Tangerine Reflection
First of all, there was this feeling when I found out that Tangerine was filmed with only iPhone 5S’s and all-amateur-actors-crew with members casted on the road. It was a shock. Two main actors, Kitana Kiki Rodriguez as Sin-Dee and Mya Taylor as Alexandra, were actual transgender actors with no prior acting background and experience at all. Tangerine was a truly experimental and inspirational indie movie project, in fact. For not only Tangerine brought out the maximum out of the minimum—for the crew, equipment, and sets—but it also empowered and inspired independent and amateur filmmakers. As an individual who deeply connects himself to the world of films, I felt glimpse of hope and dream that someday I would produce a film on my own, with the minimum if possible.
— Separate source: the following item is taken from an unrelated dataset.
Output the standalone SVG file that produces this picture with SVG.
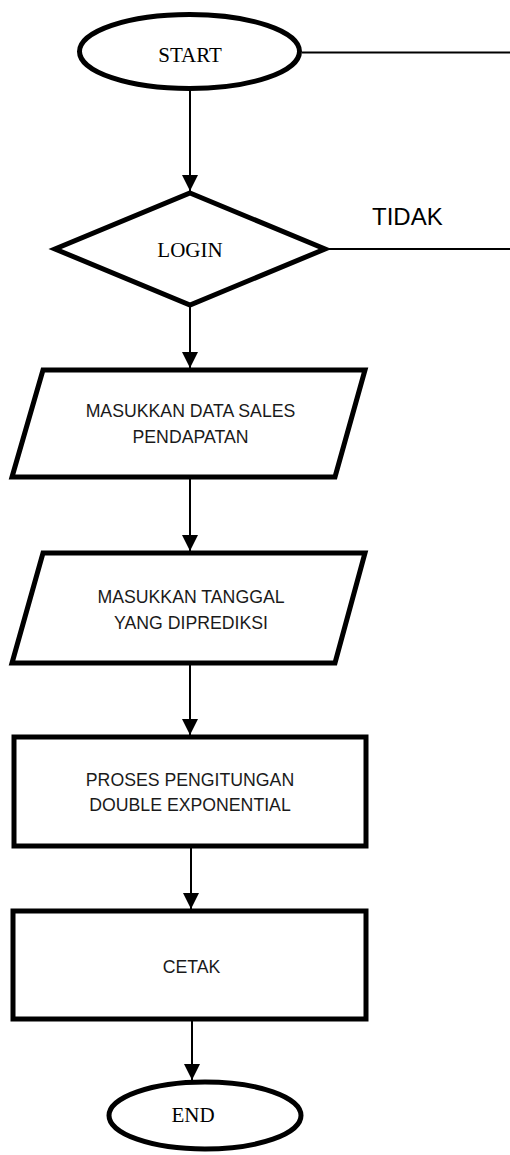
<svg xmlns="http://www.w3.org/2000/svg" width="510" height="1155" viewBox="0 0 510 1155">
  <style>
    .shape { fill: #ffffff; stroke: #000000; stroke-width: 5; stroke-linejoin: miter; }
    .link { fill: none; stroke: #000000; stroke-width: 2; }
    .serif { font-family: "Liberation Serif", "Times New Roman", serif; font-size: 21px; fill: #000000; text-anchor: middle; }
    .sans { font-family: "Liberation Sans", Arial, sans-serif; font-size: 17.7px; fill: #1a1a1a; text-anchor: middle; }
    .label { font-family: "Liberation Sans", Arial, sans-serif; font-size: 24px; fill: #000000; }
  </style>
  <defs>
    <marker id="arrow" markerUnits="userSpaceOnUse" markerWidth="16" markerHeight="16" refX="16" refY="8" orient="auto">
      <path d="M0,0 L16,8 L0,16 Z" fill="#000000"/>
    </marker>
  </defs>
  <rect width="510" height="1155" fill="#ffffff"/>

  <!-- connectors -->
  <g id="connectors">
    <line class="link" x1="302" y1="52.5" x2="510" y2="52.5"/>
    <line class="link" x1="325" y1="249" x2="510" y2="249"/>
    <line class="link" x1="190" y1="90" x2="190" y2="191" marker-end="url(#arrow)"/>
    <line class="link" x1="190" y1="305" x2="190" y2="368" marker-end="url(#arrow)"/>
    <line class="link" x1="190" y1="477" x2="190" y2="551" marker-end="url(#arrow)"/>
    <line class="link" x1="190" y1="663" x2="190" y2="735" marker-end="url(#arrow)"/>
    <line class="link" x1="191" y1="846" x2="191" y2="909" marker-end="url(#arrow)"/>
    <line class="link" x1="192" y1="1019" x2="192" y2="1080" marker-end="url(#arrow)"/>
    <text class="label" x="372" y="225">TIDAK</text>
  </g>

  <g id="start">
    <ellipse class="shape" cx="189.5" cy="51.5" rx="110" ry="37"/>
    <text class="serif" x="190" y="62">START</text>
  </g>

  <g id="login">
    <polygon class="shape" points="190,193 325,249 190,305 55,249"/>
    <text class="serif" x="190" y="257">LOGIN</text>
  </g>

  <g id="input-sales">
    <polygon class="shape" points="43,370 365,370 335,477 12,477"/>
    <text class="sans" x="190.5" y="417">MASUKKAN DATA SALES</text>
    <text class="sans" x="190.5" y="443">PENDAPATAN</text>
  </g>

  <g id="input-date">
    <polygon class="shape" points="43,553 365,553 335,663 12,663"/>
    <text class="sans" x="191" y="603">MASUKKAN TANGGAL</text>
    <text class="sans" x="191" y="629">YANG DIPREDIKSI</text>
  </g>

  <g id="process">
    <rect class="shape" x="14" y="737" width="352" height="109"/>
    <text class="sans" x="190" y="786">PROSES PENGITUNGAN</text>
    <text class="sans" x="190" y="811">DOUBLE EXPONENTIAL</text>
  </g>

  <g id="print">
    <rect class="shape" x="13" y="911" width="353" height="108"/>
    <text class="sans" x="191.5" y="973">CETAK</text>
  </g>

  <g id="end">
    <ellipse class="shape" cx="205" cy="1115.5" rx="96" ry="33.5"/>
    <text class="serif" x="193" y="1122">END</text>
  </g>
</svg>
Tangerine is extremely experimental and versatile with its overall cinematography. Both well set up and executed, Tangerine’s cinematography could cover up, and even allowed it to overcome qualitative limitations faced by low-end equipment and small budget. Although heavily packed with vulnerable characteristics, such as sensitive topics of sexual, racial, and economical minorities, Tangerine proved itself to be more than just “that b, low-budget commercial” movie. What I admire the most of Tangerine is its balance itself out of all the shortcomings. I feel like these shortcomings are intended for certain amount though. In fact, same as the filming crew, the characters in Tangerine also lacked many things, primarily technology. Even from the beginning, the overall atmosphere could get ugly, just by featuring two black transgender protagonists barely making it in the game, on kind-of-ambiguous Christmas Eve packed with sarcastic events, humorous and cruel dialogues and swearing. Successfully maneuvering among these all, then Tangerine was freely from being marked as another b-rated queer movie and become truly artistic.